Il prosumerismo ha un proprio programma sulle politiche d'impresa, valido per ogni Paese, tra i cui punti principali ci sono: compatibilità universale, user friendly, estrema personalizzabilità, vero rispetto per la privacy, alta qualità di massa, pubblicità solo su richiesta, CdA dei consumatori paganti, trasparenza gestionale e ambientale, e infine: rispetto, gratitudine, ascolto e promozione per i lavoratori.
I tre tipi di attivismo prosumerista: globale specializzato sul prodotto, generalista locale sul territorio, e per lo sviluppo del prezzo di costo trasparente e delle altre reciprocità.
- prosumerismo specializzato di nicchia in rete per ciascun prodotto merceologico esistente o da inventare, globalmente: consumatori amatoriali, collaudatori, geniali innovatori per passione, crowdsourcing, consumatori-investitori.
- prosumerismo sul territorio, oltre i gruppi d'acquisto solidale, oltre i distretti di economia solidale, per l'autodeterminazione consumerista di ogni utenza e consumo (incluso l'ambiente) nel territorio, ma nella completa libertà di ogni individuo: comitati per minimarket autogestiti dai liberi consumatori paganti con notevoli miglioramenti, comitati di utenze locali acqua-luce-gas-tlc, di autogestione della pendolarità, di autodifesa ambientale, informazione, discussione, coesione e forza sociale localissima, ovviamente ognuno deve essere libero di scegliere quali minimarket frequentare, beneficiare e influenzare.

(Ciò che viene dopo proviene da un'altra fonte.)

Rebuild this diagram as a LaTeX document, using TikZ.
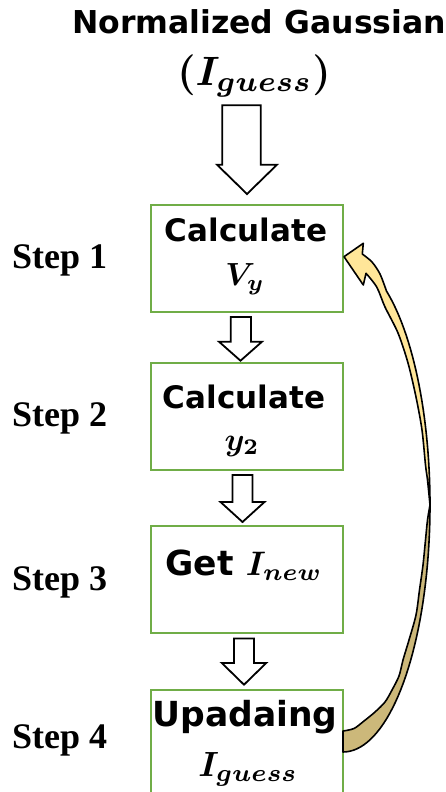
\documentclass[tikz,border=0pt]{standalone}
\usepackage{amsmath}
\usepackage{bm}
\usepackage{graphicx}
\usepackage{fontspec}
\setmainfont{Liberation Serif}
\newfontfamily\hdfont{DejaVu Sans}
\usetikzlibrary{calc}
\definecolor{boxgreen}{RGB}{112,173,71}
\definecolor{ylight}{RGB}{255,230,153}
\definecolor{ydark}{RGB}{204,184,122}
\newcommand\bmath[2]{\scalebox{#1}{\fontsize{10}{12}\selectfont$\bm{#2}$}}
\tikzset{
  stepbox/.style={draw=boxgreen, line width=2pt, minimum width=192pt, minimum height=107pt, inner sep=0pt},
  hdtxt/.style={font=\hdfont\bfseries\fontsize{31}{37}\selectfont, inner sep=0pt, anchor=base},
  hdbig/.style={font=\hdfont\bfseries\fontsize{34.5}{40}\selectfont, inner sep=0pt, anchor=base},
  steplabel/.style={font=\bfseries\fontsize{36}{42}\selectfont, inner sep=0pt, anchor=base west},
  blockarrow/.style={draw=black, fill=white, line width=1.8pt, line join=miter},
  curvearrow/.style={draw=black, line width=1.6pt, line join=round}
}
\newcommand\hollowarrow[6]{%
  \draw[blockarrow] let \p1=(#1), \p2=(#2) in
    ({\x2+(#3)*1pt},\y1) -- ({\x2+(#4)*1pt},\y1) -- ({\x2+(#4)*1pt},{\y2+(#6)*1pt})
    -- ({\x2+(#5)*1pt},{\y2+(#6)*1pt}) -- (\p2) -- ({\x2-(#5)*1pt},{\y2+(#6)*1pt})
    -- ({\x2+(#3)*1pt},{\y2+(#6)*1pt}) -- cycle;}
\begin{document}
\begin{tikzpicture}[x=1pt,y=-1pt]
\useasboundingbox (0,0) rectangle (446,792);
% title
\node[hdtxt, font=\hdfont\bfseries\fontsize{31.5}{37}\selectfont] (t0a) at (259,33.3) {Normalized Gaussian};
\node[hdtxt] (t0b) at (254,85) {\bmath{4.1}{(I_{guess})}};
% boxes
\node[stepbox] (b1) at (247,258.5) {};
\node[stepbox] (b2) at (247,416.5) {};
\node[stepbox] (b3) at (247,579.5) {};
\node[stepbox] (b4) at (247,743.5) {};
% box texts
\node[hdtxt] (t1a) at (246,241.5) {Calculate};
\node[hdtxt] (t1b) at (245,285.5) {\bmath{3.2}{V_y}};
\node[hdtxt] (t2a) at (244,408.7) {Calculate};
\node[hdtxt] (t2b) at (242,450) {\bmath{3.2}{y_2}};
\node[hdbig] (t3a) at (244,575) {Get \bmath{3.4}{I_{new}}};
\node[hdbig] (t4a) at (245,726.7) {Upadaing};
\node[hdbig] (t4b) at (248,776.7) {\bmath{3.5}{I_{guess}}};
% step labels
\node[steplabel] (s1) at (12,268) {Step 1};
\node[steplabel] (s2) at (12,426) {Step 2};
\node[steplabel] (s3) at (12,590) {Step 3};
\node[steplabel] (s4) at (12,748) {Step 4};
% block arrows
\coordinate (a0s) at ([yshift=-20.3pt]t0b.base);
\coordinate (a0e) at ([yshift=10pt]b1.north);
\hollowarrow{a0s}{a0e}{-24.7}{13.7}{30}{29.3}
\coordinate (a1s) at ([yshift=-4pt]b1.south);
\coordinate (a1e) at ([xshift=-6.5pt,yshift=1.3pt]b2.north);
\hollowarrow{a1s}{a1e}{-9.8}{10.5}{21.5}{19}
\coordinate (a2s) at ([yshift=-4pt]b2.south);
\coordinate (a2e) at ([xshift=-4.5pt,yshift=3pt]b3.north);
\hollowarrow{a2s}{a2e}{-10}{10}{22}{20}
\coordinate (a3s) at ([yshift=-4.5pt]b3.south);
\coordinate (a3e) at ([xshift=-3pt,yshift=4.3pt]b4.north);
\hollowarrow{a3s}{a3e}{-10}{10}{22.2}{21.7}
% curved feedback arrow from b4 to b1
\coordinate (ctip) at ([yshift=1.8pt]b1.east);
\coordinate (cbase) at (b4.east);
\filldraw[curvearrow, fill=ydark]
  plot[domain=0:-90, samples=40, variable=\t] ({343+87*cos(\t)},{505-247*sin(\t)})
  -- (343,731) -- plot[smooth] coordinates {(343,731) (354,728.5) (364,721) (375,712) (385,702) (392,690) (399,676) (403,660) (409,640) (416,615) (419.5,590) (423,565) (425.5,540) (427.5,520) (430,505)} -- cycle;
\filldraw[curvearrow, fill=ylight]
  (ctip) -- (363.3,243.3) -- (362.3,254)
  -- plot[smooth] coordinates {(362.3,254) (372,262) (380,274) (386.5,291.1)}
  -- plot[domain=60:0, samples=30, variable=\t] ({343+87*cos(\t)},{505-247*sin(\t)})
  -- plot[smooth] coordinates {(430,505) (427.5,480) (425.5,465) (422,430) (416,397) (408,363) (398,333) (385,307) (376.7,287) (366,273.3)}
  -- (363.3,285) -- cycle;
\end{tikzpicture}
\end{document}
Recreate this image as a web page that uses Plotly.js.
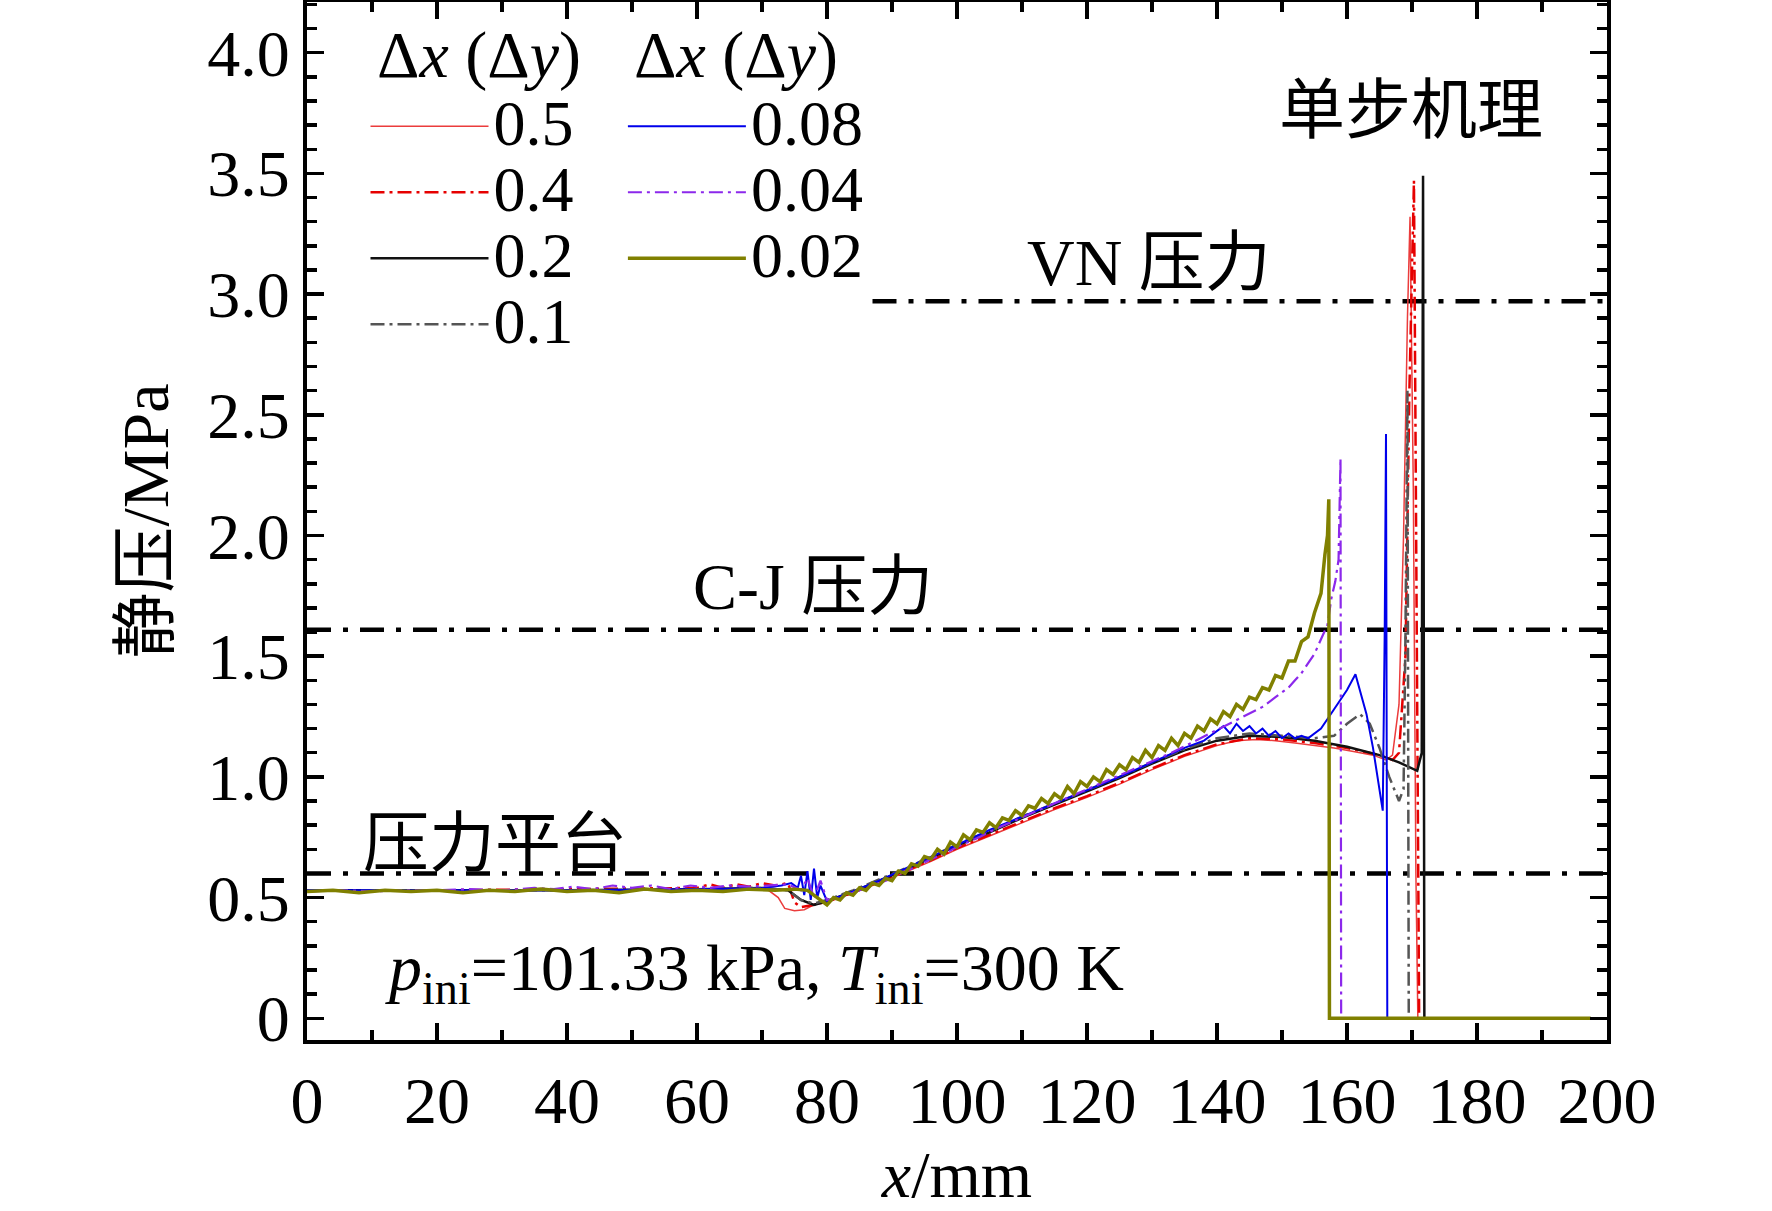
<!DOCTYPE html>
<html>
<head>
<meta charset="utf-8">
<script src="https://cdn.plot.ly/plotly-3.0.1.min.js"></script>
<style>
  html, body { margin: 0; padding: 0; background: #fff; }
  #chart { width: 1772px; height: 1211px; }
</style>
</head>
<body>
<div id="chart"></div>
<script>
/***********
  DATA
************/

// Δx (Δy) = 0.5
const x05 = [0, 20, 40, 60, 68, 71, 72.5, 73.5, 75, 76.5, 78, 80, 84, 88, 92, 96, 100, 105, 110, 115, 120, 125, 130, 135, 140, 143, 146, 149, 152, 155, 158, 161, 164, 166, 167, 168, 168.7, 169.3, 169.7, 170.2, 170.6, 170.9, 197.5];
const y05 = [0.53, 0.53, 0.53, 0.535, 0.54, 0.53, 0.5, 0.455, 0.445, 0.45, 0.47, 0.48, 0.52, 0.56, 0.605, 0.65, 0.7, 0.755, 0.81, 0.865, 0.915, 0.97, 1.03, 1.085, 1.13, 1.15, 1.155, 1.15, 1.14, 1.13, 1.12, 1.105, 1.09, 1.07, 1.09, 1.3, 2.0, 2.9, 3.32, 2.2, 0.6, 0, 0];

// Δx (Δy) = 0.4
const x04 = [0, 20, 40, 60, 62, 64, 66, 68, 70, 72, 74, 75, 76, 78, 80, 84, 88, 92, 96, 100, 105, 110, 115, 120, 125, 130, 135, 140, 145, 150, 155, 160, 165, 167, 168, 169, 169.6, 170.3, 170.7, 171.1, 197.5];
const y04 = [0.53, 0.53, 0.535, 0.54, 0.555, 0.54, 0.555, 0.545, 0.56, 0.55, 0.56, 0.48, 0.46, 0.47, 0.485, 0.52, 0.565, 0.61, 0.655, 0.705, 0.76, 0.815, 0.87, 0.92, 0.975, 1.035, 1.09, 1.135, 1.16, 1.155, 1.14, 1.12, 1.09, 1.07, 1.1, 1.5, 2.6, 3.47, 1.8, 0, 0];

// Δx (Δy) = 0.2
const x02 = [0, 20, 40, 60, 70, 74, 76, 78, 80, 84, 88, 92, 96, 100, 105, 110, 115, 120, 125, 130, 135, 140, 145, 150, 155, 160, 165, 168, 170.8, 171.5, 171.7, 171.9, 197.5];
const y02 = [0.53, 0.53, 0.53, 0.535, 0.54, 0.53, 0.49, 0.47, 0.485, 0.525, 0.57, 0.615, 0.665, 0.715, 0.77, 0.83, 0.885, 0.94, 0.995, 1.055, 1.11, 1.15, 1.17, 1.165, 1.15, 1.125, 1.09, 1.06, 1.025, 1.1, 3.49, 0, 0];

// Δx (Δy) = 0.1
const x01 = [0, 20, 40, 60, 70, 74, 76, 78, 80, 84, 88, 92, 96, 100, 105, 110, 115, 120, 125, 130, 135, 140, 145, 150, 155, 158, 160, 162, 163.5, 165, 166.5, 168, 168.7, 169.0, 169.3, 169.5, 197.5];
const y01 = [0.53, 0.53, 0.53, 0.535, 0.54, 0.53, 0.49, 0.475, 0.49, 0.53, 0.575, 0.62, 0.67, 0.72, 0.775, 0.835, 0.89, 0.945, 1.0, 1.06, 1.115, 1.16, 1.18, 1.17, 1.16, 1.17, 1.22, 1.26, 1.22, 1.12, 1.0, 0.9, 0.95, 1.6, 2.6, 0, 0];

// Δx (Δy) = 0.08
const x008 = [0, 20, 40, 60, 70, 73, 74.5, 75.5, 76, 76.5, 77, 77.5, 78, 78.5, 79, 80, 84, 88, 92, 96, 100, 105, 110, 115, 120, 125, 130, 135, 138, 140, 141, 142, 143, 144, 145, 146, 147, 148, 149, 150, 151, 152, 153, 154, 155, 156, 157, 158, 159, 160, 161.3, 162, 163, 164, 164.8, 165.5, 165.8, 166, 166.2, 197.5];
const y008 = [0.53, 0.53, 0.53, 0.535, 0.54, 0.55, 0.56, 0.54, 0.59, 0.51, 0.61, 0.49, 0.62, 0.5, 0.55, 0.485, 0.525, 0.57, 0.62, 0.67, 0.72, 0.78, 0.835, 0.89, 0.945, 1.0, 1.06, 1.12, 1.15, 1.19, 1.21, 1.18, 1.22, 1.19, 1.21, 1.18, 1.2, 1.17, 1.19, 1.16, 1.18, 1.16, 1.17, 1.16, 1.18, 1.2, 1.24, 1.28, 1.32, 1.36, 1.425, 1.36, 1.26, 1.12, 0.98, 0.86, 1.6, 2.42, 0, 0];

// Δx (Δy) = 0.04
const x004 = [0, 5, 10, 15, 20, 25, 30, 35, 38, 41, 44, 47, 50, 53, 56, 59, 62, 65, 68, 71, 74, 76, 77, 78, 79, 80, 82, 84, 86, 88, 90, 92, 94, 96, 98, 100, 103, 106, 109, 112, 115, 118, 121, 124, 127, 130, 133, 136, 139, 142, 145, 147, 149, 151, 152, 153, 154, 155, 156, 157, 157.6, 158.2, 158.7, 159.0, 159.1, 197.5];
const y004 = [0.525, 0.53, 0.525, 0.53, 0.53, 0.535, 0.53, 0.54, 0.535, 0.545, 0.535, 0.55, 0.54, 0.55, 0.535, 0.55, 0.54, 0.55, 0.545, 0.55, 0.555, 0.53, 0.58, 0.5, 0.57, 0.49, 0.5, 0.52, 0.54, 0.56, 0.58, 0.61, 0.63, 0.66, 0.68, 0.71, 0.745, 0.785, 0.82, 0.855, 0.89, 0.925, 0.96, 0.995, 1.03, 1.065, 1.1, 1.14, 1.18, 1.22, 1.26, 1.29, 1.33, 1.37, 1.4, 1.43, 1.47, 1.51, 1.57, 1.63, 1.74, 1.81, 1.9, 2.32, 0, 0];

// Δx (Δy) = 0.02
const x002 = [0, 4, 8, 12, 16, 20, 24, 28, 32, 36, 40, 44, 48, 52, 56, 60, 64, 68, 72, 75, 77, 78.5, 80,
  81, 82, 83, 84, 85, 86, 87, 88, 89, 90, 91, 92, 93, 94, 95, 96, 97, 98, 99, 100,
  101, 102, 103, 104, 105, 106, 107, 108, 109, 110, 111, 112, 113, 114, 115, 116, 117, 118, 119, 120,
  121, 122, 123, 124, 125, 126, 127, 128, 129, 130, 131, 132, 133, 134, 135, 136, 137, 138, 139, 140,
  141, 142, 143, 144, 145, 146, 147, 148, 149, 150, 151, 152, 153, 154, 155, 156, 156.6, 157.0, 157.2, 157.3, 197.5];
const y002 = [0.525, 0.53, 0.52, 0.53, 0.525, 0.53, 0.52, 0.53, 0.525, 0.535, 0.525, 0.53, 0.52, 0.535, 0.525, 0.53, 0.525, 0.535, 0.53, 0.535, 0.53, 0.5, 0.47,
  0.50, 0.49, 0.52, 0.51, 0.54, 0.53, 0.56, 0.55, 0.58, 0.57, 0.61, 0.60, 0.64, 0.63, 0.67, 0.66, 0.70, 0.68, 0.73, 0.71,
  0.76, 0.74, 0.78, 0.77, 0.81, 0.79, 0.83, 0.82, 0.86, 0.84, 0.88, 0.87, 0.91, 0.89, 0.93, 0.91, 0.96, 0.93, 0.98, 0.96,
  1.00, 0.98, 1.03, 1.01, 1.05, 1.03, 1.08, 1.06, 1.11, 1.08, 1.13, 1.11, 1.16, 1.13, 1.18, 1.16, 1.21, 1.19, 1.24, 1.22,
  1.27, 1.25, 1.30, 1.28, 1.33, 1.32, 1.37, 1.36, 1.42, 1.41, 1.48, 1.48, 1.56, 1.58, 1.68, 1.76, 1.92, 2.0, 2.15, 0, 0];

// reference pressures (MPa)
const plateauP = 0.6;
const cjP = 1.61;
const vnP = 2.97;
const refPX = [0, 200];
const vnX = [87, 200];

// axis ticks
const xTicks = [0, 20, 40, 60, 80, 100, 120, 140, 160, 180, 200];
const yTicks = [0, 0.5, 1.0, 1.5, 2.0, 2.5, 3.0, 3.5, 4.0];
const yTickText = ['0', '0.5', '1.0', '1.5', '2.0', '2.5', '3.0', '3.5', '4.0'];

const legendHeader = 'Δ<i>x</i> (Δ<i>y</i>)';

/***********
  STYLE
************/
const FONT = 'Liberation Serif, "Times New Roman", "Noto Sans CJK SC", serif';
const FS = 66;
const refLine = { color: '#000', width: 4.5, dash: '24px,12px,5px,12px' };
const dashDot = '14px,5px,3px,5px';

// legend rows are spaced by legend font size, label drawn bigger
function label(t) {
  return '<span style="font-size:64px">' + t + '</span>';
}

function ref(x, v) {
  return { x: x, y: x.map(() => v), mode: 'lines', line: refLine, showlegend: false, hoverinfo: 'skip' };
}

function series(x, y, name, color, width, dash, legend) {
  return {
    x: x, y: y, name: label(name), mode: 'lines', legend: legend,
    line: { color: color, width: width, dash: dash || 'solid' }
  };
}

const plotData = [
  ref(refPX, plateauP),
  ref(refPX, cjP),
  ref(vnX, vnP),
  series(x05, y05, '0.5', 'rgb(235,60,60)', 1.5, null, 'legend'),
  series(x04, y04, '0.4', 'rgb(230,0,0)', 2.5, dashDot, 'legend'),
  series(x02, y02, '0.2', '#111', 2.5, null, 'legend'),
  series(x01, y01, '0.1', '#555', 2.5, dashDot, 'legend'),
  series(x008, y008, '0.08', 'rgb(0,0,235)', 2, null, 'legend2'),
  series(x004, y004, '0.04', 'rgb(140,40,235)', 2.2, dashDot, 'legend2'),
  series(x002, y002, '0.02', 'rgb(128,128,0)', 3.5, null, 'legend2')
];

const legendBase = {
  xanchor: 'left', yanchor: 'top', bgcolor: 'rgba(0,0,0,0)', borderwidth: 0,
  itemwidth: 118, font: { family: FONT, size: 48.5, color: '#000' }
};

const axisBase = {
  showline: true, linewidth: 4, linecolor: '#000', mirror: 'ticks',
  ticks: 'inside', ticklen: 17, tickwidth: 3.5, tickcolor: '#000',
  showgrid: false, zeroline: false,
  tickfont: { family: FONT, size: FS, color: '#000' }
};

function note(text, x, y) {
  return { text: text, x: x, y: y, xref: 'x', yref: 'y', showarrow: false,
    font: { family: FONT, size: FS, color: '#000' } };
}

function header(x) {
  return { text: legendHeader, x: x, y: 0.949, xref: 'paper', yref: 'paper',
    xanchor: 'left', yanchor: 'middle', showarrow: false,
    font: { family: FONT, size: FS, color: '#000' } };
}

const layout = {
  width: 1772, height: 1211,
  margin: { l: 307, r: 165, t: 2, b: 171 },
  paper_bgcolor: '#fff', plot_bgcolor: '#fff',
  font: { family: FONT, size: FS, color: '#000' },
  xaxis: Object.assign({}, axisBase, {
    range: [0, 200], tickmode: 'array', tickvals: xTicks,
    minor: { tickmode: 'linear', tick0: 0, dtick: 10, ticks: 'inside', ticklen: 10, tickwidth: 3.5, tickcolor: '#000' },
    title: { text: '<i>x</i>/mm', font: { family: FONT, size: FS }, standoff: 25 }
  }),
  yaxis: Object.assign({}, axisBase, {
    range: [-0.09, 4.21], tickmode: 'array', tickvals: yTicks, ticktext: yTickText,
    minor: { tickmode: 'linear', tick0: 0, dtick: 0.1, ticks: 'inside', ticklen: 10, tickwidth: 3.5, tickcolor: '#000' },
    title: { text: '静压/MPa', font: { family: FONT, size: FS }, standoff: 18 }
  }),
  legend: Object.assign({}, legendBase, { x: 0.045, y: 0.917 }),
  legend2: Object.assign({}, legendBase, { x: 0.243, y: 0.917 }),
  annotations: [
    header(0.052),
    header(0.25),
    note('单步机理', 169.8, 3.76),
    note('VN 压力', 129.5, 3.13),
    note('C-J 压力', 77.8, 1.79),
    note('压力平台', 28.9, 0.725),
    note('<i>p</i><sub>ini</sub>=101.33 kPa, <i>T</i><sub>ini</sub>=300 K', 68.9, 0.19)
  ],
  showlegend: true
};

Plotly.newPlot('chart', plotData, layout, { staticPlot: true });
</script>
</body>
</html>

- prosumerismo radicalizzato per sviluppare le sinergie, la rete mondiale del prezzo di costo trasparente reciproco, la libertà di comunicare e le altre forme di crescente autogovernabilità tra individui pienamente liberi.

Il referendum-truffa italiano del 2009, erroneamente noto come "sull'acqua" (in realtà su ogni monopolio burocratico locale (pseudonaturale o strutturale) delle municipalizzate ostili agli Utenti-Consumatori paganti) ha escluso la possibilità di scelta di autogestione privata non-profit dei Consumatori paganti, come singoli, come condomini, e comunque soprattutto come Consigli degli Utenti-Consumatori paganti, anziché come sudditi della Classe Burocratica, insipiente, avida e sprecona, sia pseudopubblica, sia pseudoprivata. Urge rimediare e privatizzare in senso prosumeristico (“ultimo miglio”, “neutralità”, standard consumeristi su tutto, ecc.) ogni tipo di conduttura e di servizio. Quasi tutti gli Utenti-Consumatori paganti hanno già pagato il valore patrimoniale delle aziende pubbliche.